A decision to launch contempt of court proceedings against former NI Secretary Peter Hain has been described by ex-home secretary David Blunkett as "bizarre".
Mr Blunkett was speaking at the annual conference of the Political Studies Association which is being hosted this year by the University of Ulster in Belfast.
The first High Court hearing is due to begin on April 24 after the Attorney General John Larkin was granted leave to begin a legal action over criticism of Mr Justice Paul Girvan in Mr Hain's autobiography.
He said: "The notion that in Northern Ireland of all places, a former Secretary of State should be challenged under an ancient, little used and much discredited law of Scandalising the Court, is bizarre.
"I'm pleased that Geoffrey Robertson QC has agreed to take up Peter's case pro bono and to send a message which was reinforced some years ago by Lord Denning, that political free speech should include comment on reports which are no more free from democratic process than politicians who are constantly reminded that they too, are subject to the rule of law."
Mr Larkin has been granted leave to prosecute Hain and Biteback Publishing over claims a passage in his memoirs "undermines the administration of justice".
Mr Hain, now shadow Welsh secretary, vowed to defend free speech against what his publisher said was an arcane law banning criticism of judges, which had not been used in living memory.
In a wide-ranging speech, Mr Blunkett also offered his views on the recent Bradford West by-election at which Labour was heavily defeated:
“Setting aside the ease with which demagogues can simplify the most complex issues and appeal to basic instincts, the lessons of Bradford West also have a resonance in the reaction of voters over the last four years, in the face of the global financial meltdown
“Bradford tells us that people are looking to those on the side of ordinary people, operating in the democratic arena, to offer that countervailing influence to give hope and a message of optimism, that in a global and ever-changing economic and social environment, government working with people can provide not just basic protection but long term answers to very basic needs.”
“In my view, this involves facing down those who pretend that they have simplistic solutions and that reality will somehow go away if they shout loud enough.

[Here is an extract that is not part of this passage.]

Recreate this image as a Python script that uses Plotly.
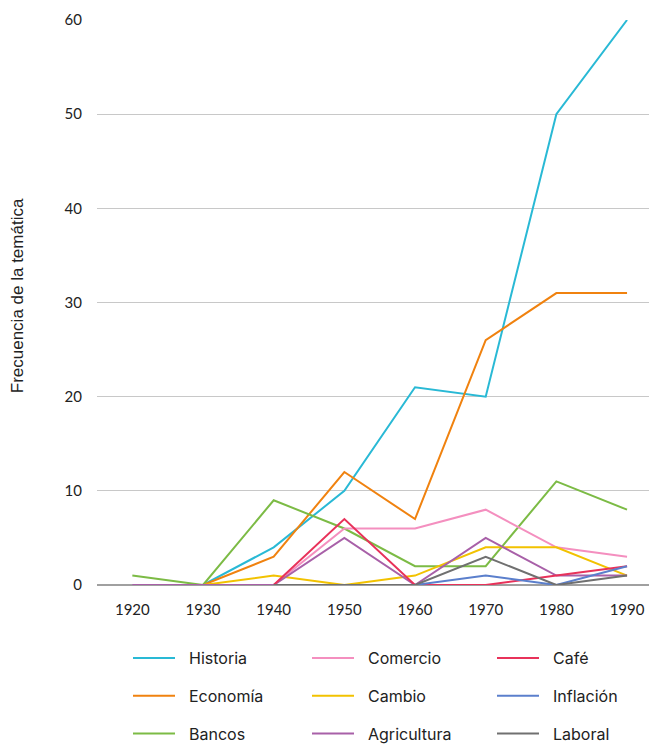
import plotly.graph_objects as go

years = [1920, 1930, 1940, 1950, 1960, 1970, 1980, 1990]

historia    = [None, 0, 4, 10, 21, 20, 50, 60]
economia    = [None, 0, 3, 12, 7, 26, 31, 31]
bancos      = [1, 0, 9, 6, 2, 2, 11, 8]
comercio    = [None, None, 0, 6, 6, 8, 4, 3]
cambio      = [None, 0, 1, 0, 1, 4, 4, 1]
agricultura = [0, 0, 0, 5, 0, 5, 1, 1]
cafe        = [None, None, 0, 7, 0, 0, 1, 2]
inflacion   = [None, None, 0, 0, 0, 1, 0, 2]
laboral     = [None, None, 0, 0, 0, 3, 0, 1]

series = [
    ("Historia", historia, "#29B9D5", "legend"),
    ("Economía", economia, "#F0820F", "legend"),
    ("Bancos", bancos, "#7CBB45", "legend"),
    ("Comercio", comercio, "#F48FBF", "legend2"),
    ("Cambio", cambio, "#F2C200", "legend2"),
    ("Agricultura", agricultura, "#A860A8", "legend2"),
    ("Café", cafe, "#E8325A", "legend3"),
    ("Inflación", inflacion, "#5B7FCC", "legend3"),
    ("Laboral", laboral, "#707070", "legend3"),
]

fig = go.Figure()
for name, vals, color, leg in series:
    fig.add_trace(go.Scatter(
        x=years, y=vals, name="\u00a0\u00a0" + name, mode="lines",
        line=dict(color=color, width=2),
        legend=leg, legendgroup=name, connectgaps=False,
    ))

# page body has an 8px offset, so the figure is sized to fill the rest
OFF = 8
W, H = 657 - OFF, 747 - OFF
left, top, bottom = 97 - OFF, 19.5 - OFF, 585 - OFF

legend_common = dict(
    orientation="v", xref="container", yref="container",
    xanchor="left", yanchor="top", traceorder="grouped",
    tracegroupgap=14, itemwidth=42,
    font=dict(family="Inter, Roboto, sans-serif", size=16, color="#222222"),
    bgcolor="rgba(0,0,0,0)",
)
ly = 1 - 633 / H
fig.update_layout(
    width=W, height=H,
    margin=dict(l=left, r=0, t=top, b=H - bottom, autoexpand=False),
    paper_bgcolor="white", plot_bgcolor="white",
    showlegend=True,
    legend=dict(legend_common, x=120 / W, y=ly),
    legend2=dict(legend_common, x=299 / W, y=ly),
    legend3=dict(legend_common, x=484 / W, y=ly),
    font=dict(family="Open Sans, sans-serif", color="#222222"),
)
fig.update_xaxes(
    range=[1915.0, 1994.24], tickmode="array", tickvals=years,
    ticktext=[str(y) for y in years],
    showgrid=False, zeroline=False, showline=False, ticks="",
    tickfont=dict(family="Lato, sans-serif", size=15, color="#222222"),
    ticklabelstandoff=14,
)
fig.update_yaxes(
    range=[0, 60], tickvals=[0, 10, 20, 30, 40, 50, 60],
    showgrid=True, gridcolor="#C8C8C8", gridwidth=1,
    zeroline=True, zerolinecolor="#A0A0A0", zerolinewidth=1.5,
    showline=False, ticks="",
    tickfont=dict(family="Lato, sans-serif", size=15, color="#222222"),
    ticklabelstandoff=14,
)
plot_w = W - left
plot_h = bottom - top
fig.add_annotation(
    text="Frecuencia de la temática", textangle=-90, showarrow=False,
    xref="paper", yref="paper",
    x=(17 - OFF - left) / plot_w, y=(bottom - (296 - OFF)) / plot_h,
    xanchor="center", yanchor="middle",
    font=dict(family="Liberation Sans, Arial, sans-serif", size=17, color="#222222"),
)

fig.write_html("out.html")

"But it also means providing easy to understand and brave solutions that are both realistic about what power individual governments have in the face of global capital, and how political democracy can engage and encourage participation of men and women in that political process.
"By so doing, to mobilise peacefully and, through that political process, to help in providing a counterweight and therefore countervailing forces to the unaccountable and alienating forces of finance, of the bond markets and of faceless credit rating agencies.”
The conference continues until Thursday.